YOUR INSTRUCTIONS = Exactly retype the lines from the top of the data through the line containing "f_err = [4.1, 9.8, 2.6, 7.3]", leaving out every picture.

SUPPLIED MATERIAL =
>>>
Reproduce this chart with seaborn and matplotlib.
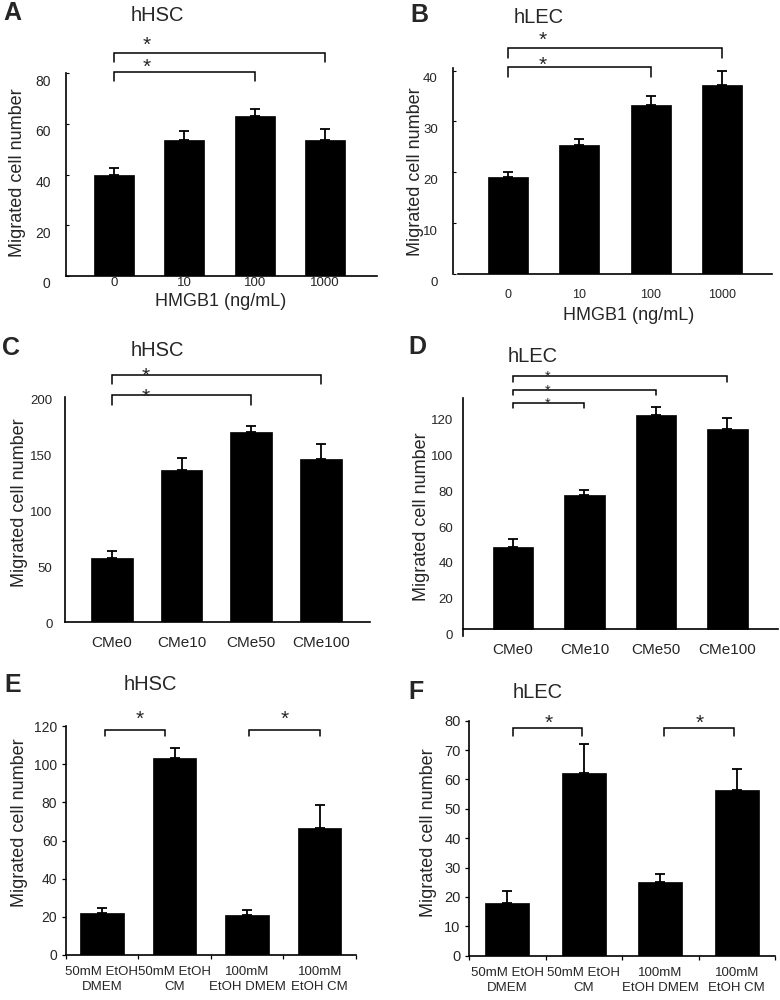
import numpy as np
import matplotlib
matplotlib.use("Agg")
import matplotlib.pyplot as plt
import matplotlib.transforms as mtransforms
import seaborn as sns

# ---------------- data ----------------
hmgb1_labels = ['0', '10', '100', '1000']
cme_labels = ['CMe0', 'CMe10', 'CMe50', 'CMe100']
etoh_labels = ['50mM EtOH\nDMEM', '50mM EtOH\nCM', '100mM\nEtOH DMEM', '100mM\nEtOH CM']

a_vals = [40, 53.5, 63, 53.5]
a_err = [2.4, 3.6, 3.0, 4.3]
b_vals = [19, 25.3, 33.2, 37.2]
b_err = [1.0, 1.3, 1.7, 2.7]
c_vals = [57, 135, 169, 145]
c_err = [5.5, 11, 5.5, 13.5]
d_vals = [46, 75, 120, 112]
d_err = [4.3, 3.2, 4.3, 6.4]
e_vals = [22.2, 103, 20.8, 66.4]
e_err = [2.3, 5.6, 2.8, 12.3]
f_vals = [18, 62.3, 25.2, 56.4]
f_err = [4.1, 9.8, 2.6, 7.3]

a_yticks = [0, 20, 40, 60, 80]
b_yticks = [0, 10, 20, 30, 40]
c_yticks = [0, 50, 100, 150, 200]
d_yticks = [0, 20, 40, 60, 80, 100, 120]
e_yticks = [0, 20, 40, 60, 80, 100, 120]
f_yticks = [0, 10, 20, 30, 40, 50, 60, 70, 80]

# ---------------- style ----------------
sns.set_theme(style='white')
plt.rcParams['font.family'] = ['Liberation Sans', 'DejaVu Sans']

W, H = 780, 1000
fig = plt.figure(figsize=(W / 100, H / 100), dpi=100)
fig.patch.set_facecolor('white')


def fx(x):
    return x / W


def fy(y):
    return 1 - y / H


def make_ax(l, r, t, b):
    return fig.add_axes([fx(l), fy(b), (r - l) / W, (b - t) / H])


def draw_panel(ax, cats, vals, errs, width, xlim, ylim, yticks, ytick_fs, xtick_fs):
    sns.barplot(x=cats, y=vals, ax=ax, color='black', saturation=1,
                width=width, errorbar=None, edgecolor='black', linewidth=0.5)
    pos = np.arange(len(vals))
    ax.errorbar(pos, vals, yerr=[np.zeros(len(errs)), errs], fmt='none',
                ecolor='black', elinewidth=1.3, capsize=3.4, capthick=1.3, zorder=3)
    ax.set_xlim(*xlim)
    ax.set_ylim(*ylim)
    ax.set_yticks(yticks)
    ax.set_yticklabels([str(v) for v in yticks], fontsize=ytick_fs)
    ax.set_xlabel('')
    ax.set_ylabel('')
    for s in ['top', 'right']:
        ax.spines[s].set_visible(False)
    for s in ['left', 'bottom']:
        ax.spines[s].set_color('black')
        ax.spines[s].set_linewidth(1.2)
    ax.set_facecolor('none')
    for lab in ax.get_xticklabels():
        lab.set_fontsize(xtick_fs)


def bracket(ax, x0, x1, ytop, ybot, sx, sy, fs=15):
    ax.plot([x0, x0, x1, x1], [ybot, ytop, ytop, ybot], color='black',
            lw=1.1, clip_on=False, solid_joinstyle='miter')
    ax.annotate('*', xy=(sx, sy), xytext=(0, -0.58 * fs), textcoords='offset points',
                ha='center', va='baseline', fontsize=fs, annotation_clip=False)


def shift_yticklabels(ax, px):
    off = mtransforms.ScaledTranslation(0, -px / 100, fig.dpi_scale_trans)
    for tick in ax.yaxis.get_major_ticks():
        tick.label1.set_transform(tick.label1.get_transform() + off)


# ---------------- Panel A ----------------
axA = make_ax(66, 377, 73, 276)
draw_panel(axA, hmgb1_labels, a_vals, a_err, 0.57, (-0.683, 3.74), (0, 80), a_yticks, 10, 9.5)
axA.tick_params(axis='y', direction='in', length=2.5, width=0.8, color='black', pad=11, left=True)
axA.tick_params(axis='x', length=0, pad=1, bottom=True)
bracket(axA, 0, 3, 87.9, 84.3, 0.47, 93.6)
bracket(axA, 0, 2, 80.4, 76.8, 0.47, 85.0)
shift_yticklabels(axA, 7)

# ---------------- Panel B ----------------
axB = make_ax(453, 772, 68, 274)
draw_panel(axB, hmgb1_labels, b_vals, b_err, 0.56, (-0.77, 3.70), (0, 40.5), b_yticks, 9.5, 9)
axB.tick_params(axis='y', direction='in', length=2.5, width=0.8, color='black', pad=11, left=True)
axB.tick_params(axis='x', length=0, pad=11, bottom=True)
axB.spines['bottom'].set_bounds(-0.70, 3.70)
bracket(axB, 0, 3, 44.4, 42.5, 0.49, 47.3)
bracket(axB, 0, 2, 40.6, 38.8, 0.49, 42.4)
shift_yticklabels(axB, 7)

# ---------------- Panel C ----------------
axC = make_ax(65, 370, 397, 621.7)
draw_panel(axC, cme_labels, c_vals, c_err, 0.6, (-0.67, 3.7), (0, 200), c_yticks, 9.5, 11)
axC.tick_params(axis='y', length=0, pad=9, left=True)
axC.tick_params(axis='x', length=0, pad=10, bottom=True)
bracket(axC, 0, 3, 219.9, 211.9, 0.48, 224.4)
bracket(axC, 0, 2, 201.5, 193.2, 0.48, 205.6)
shift_yticklabels(axC, 2)

# ---------------- Panel D ----------------
axD = make_ax(463, 778, 398, 636.3)
draw_panel(axD, cme_labels, d_vals, d_err, 0.57, (-0.70, 3.71), (-3.9, 129.5), d_yticks, 9.5, 11.5)
axD.spines['bottom'].set_position(('data', 0))
axD.tick_params(axis='y', length=0, pad=7, left=True)
axD.tick_params(axis='x', length=0, pad=10, bottom=True)
bracket(axD, 0, 3, 141.7, 138.5, 0.49, 143.6, fs=10.5)
bracket(axD, 0, 2, 134.2, 131.0, 0.49, 136.1, fs=10.5)
bracket(axD, 0, 1, 126.7, 123.9, 0.49, 128.6, fs=10.5)
shift_yticklabels(axD, 5)

# ---------------- Panel E ----------------
axE = make_ax(65.7, 356, 726, 955)
draw_panel(axE, etoh_labels, e_vals, e_err, 0.6, (-0.5, 3.5), (0, 120), e_yticks, 10, 10)
axE.tick_params(axis='y', direction='out', length=3, width=0.9, color='black', pad=3, left=True)
axE.set_xticks([-0.5, 0.5, 1.5, 2.5, 3.5])
axE.set_xticklabels([])
axE.set_xticks([0, 1, 2, 3], minor=True)
axE.set_xticklabels(etoh_labels, minor=True, fontsize=9.5, linespacing=1.35)
axE.tick_params(axis='x', which='major', direction='out', length=3, width=0.9, color='black', bottom=True)
axE.tick_params(axis='x', which='minor', length=0, pad=8, bottom=True)
bracket(axE, 0.04, 0.87, 118, 115, 0.52, 126.7)
bracket(axE, 2.03, 3.0, 118, 115, 2.52, 126.7)

# ---------------- Panel F ----------------
axF = make_ax(469, 775, 720.7, 955.7)
draw_panel(axF, etoh_labels, f_vals, f_err, 0.58, (-0.5, 3.5), (0, 80), f_yticks, 10.5, 10)
axF.tick_params(axis='y', direction='out', length=3, width=0.9, color='black', pad=3, left=True)
axF.set_xticks([-0.5, 0.5, 1.5, 2.5, 3.5])
axF.set_xticklabels([])
axF.set_xticks([0, 1, 2, 3], minor=True)
axF.set_xticklabels(etoh_labels, minor=True, fontsize=9.5, linespacing=1.35)
axF.tick_params(axis='x', which='major', direction='out', length=3, width=0.9, color='black', bottom=True)
axF.tick_params(axis='x', which='minor', length=0, pad=8, bottom=True)
bracket(axF, 0.07, 0.98, 77.4, 74.9, 0.54, 81.4)
bracket(axF, 2.05, 2.97, 77.4, 74.9, 2.51, 81.4)

# ---------------- figure texts ----------------
letters = [('A', 3, 13), ('B', 410, 15), ('C', 2, 348), ('D', 408, 347), ('E', 4, 685), ('F', 408, 692)]
for t, x, y in letters:
    fig.text(fx(x), fy(y), t, fontsize=18, fontweight='bold', ha='left', va='center')

titles = [('hHSC', 157, 15.5), ('hLEC', 539, 17.5), ('hHSC', 157, 350),
          ('hLEC', 533, 356), ('hHSC', 150, 685), ('hLEC', 538, 692)]
for t, x, y in titles:
    fig.text(fx(x), fy(y), t, fontsize=14.5, ha='center', va='center')

ylabs = [(18, 173), (415, 172), (20, 503), (422, 517), (20, 823), (428, 833)]
for x, y in ylabs:
    fig.text(fx(x), fy(y), 'Migrated cell number', fontsize=13, rotation=90,
             ha='center', va='center')

for x, y in [(221, 302), (629, 315)]:
    fig.text(fx(x), fy(y), 'HMGB1 (ng/mL)', fontsize=13, ha='center', va='center')

fig.savefig('out.png', dpi=100, facecolor='white')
<<<
RESULT FOR THIS EXERCISE =
Reproduce this chart with seaborn and matplotlib.
import numpy as np
import matplotlib
matplotlib.use("Agg")
import matplotlib.pyplot as plt
import matplotlib.transforms as mtransforms
import seaborn as sns

# ---------------- data ----------------
hmgb1_labels = ['0', '10', '100', '1000']
cme_labels = ['CMe0', 'CMe10', 'CMe50', 'CMe100']
etoh_labels = ['50mM EtOH\nDMEM', '50mM EtOH\nCM', '100mM\nEtOH DMEM', '100mM\nEtOH CM']

a_vals = [40, 53.5, 63, 53.5]
a_err = [2.4, 3.6, 3.0, 4.3]
b_vals = [19, 25.3, 33.2, 37.2]
b_err = [1.0, 1.3, 1.7, 2.7]
c_vals = [57, 135, 169, 145]
c_err = [5.5, 11, 5.5, 13.5]
d_vals = [46, 75, 120, 112]
d_err = [4.3, 3.2, 4.3, 6.4]
e_vals = [22.2, 103, 20.8, 66.4]
e_err = [2.3, 5.6, 2.8, 12.3]
f_vals = [18, 62.3, 25.2, 56.4]
f_err = [4.1, 9.8, 2.6, 7.3]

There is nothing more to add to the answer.